▸ **Instructions to follow**
Reproduce exactly the opening lines of the listing, stopping after the line that contains "plt.rcParams['font.family'] = ['Liberation" and including it.

>> start Data

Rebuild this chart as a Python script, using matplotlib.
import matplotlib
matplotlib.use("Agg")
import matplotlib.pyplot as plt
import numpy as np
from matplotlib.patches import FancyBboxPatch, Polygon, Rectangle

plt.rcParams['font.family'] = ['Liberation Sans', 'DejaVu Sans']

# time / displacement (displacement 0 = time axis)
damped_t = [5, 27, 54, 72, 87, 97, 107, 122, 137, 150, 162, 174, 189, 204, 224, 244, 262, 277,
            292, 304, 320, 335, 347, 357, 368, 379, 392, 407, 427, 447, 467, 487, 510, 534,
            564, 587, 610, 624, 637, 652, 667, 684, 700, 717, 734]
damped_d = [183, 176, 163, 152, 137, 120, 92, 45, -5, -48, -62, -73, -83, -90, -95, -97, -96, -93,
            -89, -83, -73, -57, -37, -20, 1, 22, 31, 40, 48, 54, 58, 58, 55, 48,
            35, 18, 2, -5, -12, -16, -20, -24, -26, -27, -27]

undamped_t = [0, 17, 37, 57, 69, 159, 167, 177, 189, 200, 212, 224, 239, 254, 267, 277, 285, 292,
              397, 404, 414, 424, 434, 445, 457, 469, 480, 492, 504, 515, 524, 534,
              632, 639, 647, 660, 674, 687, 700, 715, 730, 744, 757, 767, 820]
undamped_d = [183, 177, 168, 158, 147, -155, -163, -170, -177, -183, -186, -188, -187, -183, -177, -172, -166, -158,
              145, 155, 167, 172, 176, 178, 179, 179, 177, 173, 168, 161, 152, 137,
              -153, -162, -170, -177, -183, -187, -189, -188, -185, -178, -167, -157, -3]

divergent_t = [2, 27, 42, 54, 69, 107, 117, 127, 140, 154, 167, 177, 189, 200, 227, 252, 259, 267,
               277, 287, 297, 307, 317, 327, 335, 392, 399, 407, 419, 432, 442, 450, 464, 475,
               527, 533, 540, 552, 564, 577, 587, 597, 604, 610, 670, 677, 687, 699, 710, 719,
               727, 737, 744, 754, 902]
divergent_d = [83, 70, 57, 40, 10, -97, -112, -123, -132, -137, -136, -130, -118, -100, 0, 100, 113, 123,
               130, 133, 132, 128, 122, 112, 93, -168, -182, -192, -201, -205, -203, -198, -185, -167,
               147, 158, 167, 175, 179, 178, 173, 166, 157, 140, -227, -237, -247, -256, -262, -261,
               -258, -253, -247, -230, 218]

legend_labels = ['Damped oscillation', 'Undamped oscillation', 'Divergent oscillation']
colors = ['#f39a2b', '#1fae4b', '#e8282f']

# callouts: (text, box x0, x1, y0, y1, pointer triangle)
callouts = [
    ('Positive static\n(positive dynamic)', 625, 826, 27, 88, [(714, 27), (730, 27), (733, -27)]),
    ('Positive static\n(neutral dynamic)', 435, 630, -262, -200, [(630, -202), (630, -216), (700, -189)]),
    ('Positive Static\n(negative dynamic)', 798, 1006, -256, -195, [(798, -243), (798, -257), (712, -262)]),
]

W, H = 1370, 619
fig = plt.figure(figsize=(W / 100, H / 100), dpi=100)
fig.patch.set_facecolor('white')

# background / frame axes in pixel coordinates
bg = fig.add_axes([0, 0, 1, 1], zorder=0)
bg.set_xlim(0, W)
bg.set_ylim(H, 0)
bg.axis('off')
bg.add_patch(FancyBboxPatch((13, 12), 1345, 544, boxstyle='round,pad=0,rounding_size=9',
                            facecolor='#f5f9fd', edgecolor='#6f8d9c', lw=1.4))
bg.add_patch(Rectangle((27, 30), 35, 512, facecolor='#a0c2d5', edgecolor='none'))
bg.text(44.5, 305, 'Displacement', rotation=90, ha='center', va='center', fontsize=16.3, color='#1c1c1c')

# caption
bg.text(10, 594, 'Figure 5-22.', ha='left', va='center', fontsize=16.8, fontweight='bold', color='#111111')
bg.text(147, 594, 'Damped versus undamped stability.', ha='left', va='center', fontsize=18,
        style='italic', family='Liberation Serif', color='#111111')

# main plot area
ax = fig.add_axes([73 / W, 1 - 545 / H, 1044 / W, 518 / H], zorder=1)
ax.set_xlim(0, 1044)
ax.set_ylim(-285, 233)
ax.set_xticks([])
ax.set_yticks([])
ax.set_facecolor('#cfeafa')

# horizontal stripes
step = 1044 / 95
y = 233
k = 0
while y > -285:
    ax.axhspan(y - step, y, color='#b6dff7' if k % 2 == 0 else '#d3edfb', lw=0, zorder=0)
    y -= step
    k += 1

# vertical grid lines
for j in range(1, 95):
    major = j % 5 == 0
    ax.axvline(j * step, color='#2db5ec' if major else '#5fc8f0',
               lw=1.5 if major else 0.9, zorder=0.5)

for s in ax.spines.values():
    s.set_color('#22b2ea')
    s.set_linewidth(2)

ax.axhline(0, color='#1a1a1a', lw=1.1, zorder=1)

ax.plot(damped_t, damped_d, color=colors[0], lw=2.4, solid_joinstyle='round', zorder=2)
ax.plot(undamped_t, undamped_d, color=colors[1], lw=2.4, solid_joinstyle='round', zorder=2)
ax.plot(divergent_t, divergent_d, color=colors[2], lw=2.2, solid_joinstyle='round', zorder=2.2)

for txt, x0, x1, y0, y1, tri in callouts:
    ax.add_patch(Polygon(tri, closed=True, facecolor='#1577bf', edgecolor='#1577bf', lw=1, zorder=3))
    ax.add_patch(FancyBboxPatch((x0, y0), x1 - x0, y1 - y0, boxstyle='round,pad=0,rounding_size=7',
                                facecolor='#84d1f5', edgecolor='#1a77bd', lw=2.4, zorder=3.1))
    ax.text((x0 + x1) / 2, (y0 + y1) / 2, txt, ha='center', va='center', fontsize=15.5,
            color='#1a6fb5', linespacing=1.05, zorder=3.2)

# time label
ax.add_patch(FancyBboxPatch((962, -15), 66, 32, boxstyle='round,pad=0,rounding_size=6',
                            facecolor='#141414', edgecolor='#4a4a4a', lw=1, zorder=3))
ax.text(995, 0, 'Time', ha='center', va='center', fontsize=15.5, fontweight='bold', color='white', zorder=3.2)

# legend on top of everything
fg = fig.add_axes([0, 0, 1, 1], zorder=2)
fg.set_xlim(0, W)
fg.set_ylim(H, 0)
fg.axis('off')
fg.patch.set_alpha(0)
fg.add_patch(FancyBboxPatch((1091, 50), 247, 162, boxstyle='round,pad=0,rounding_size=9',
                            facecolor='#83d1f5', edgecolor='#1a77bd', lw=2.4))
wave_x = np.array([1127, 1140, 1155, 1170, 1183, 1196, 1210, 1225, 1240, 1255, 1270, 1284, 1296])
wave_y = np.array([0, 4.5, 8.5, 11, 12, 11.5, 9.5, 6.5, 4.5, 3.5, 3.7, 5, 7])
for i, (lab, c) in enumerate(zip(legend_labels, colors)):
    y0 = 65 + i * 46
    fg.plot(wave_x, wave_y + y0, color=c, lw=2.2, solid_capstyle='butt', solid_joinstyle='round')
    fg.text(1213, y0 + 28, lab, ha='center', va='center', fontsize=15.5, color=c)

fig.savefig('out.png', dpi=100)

>> end Data

▸ **Written answer**
Rebuild this chart as a Python script, using matplotlib.
import matplotlib
matplotlib.use("Agg")
import matplotlib.pyplot as plt
import numpy as np
from matplotlib.patches import FancyBboxPatch, Polygon, Rectangle

plt.rcParams['font.family'] = ['Liberation Sans', 'DejaVu Sans']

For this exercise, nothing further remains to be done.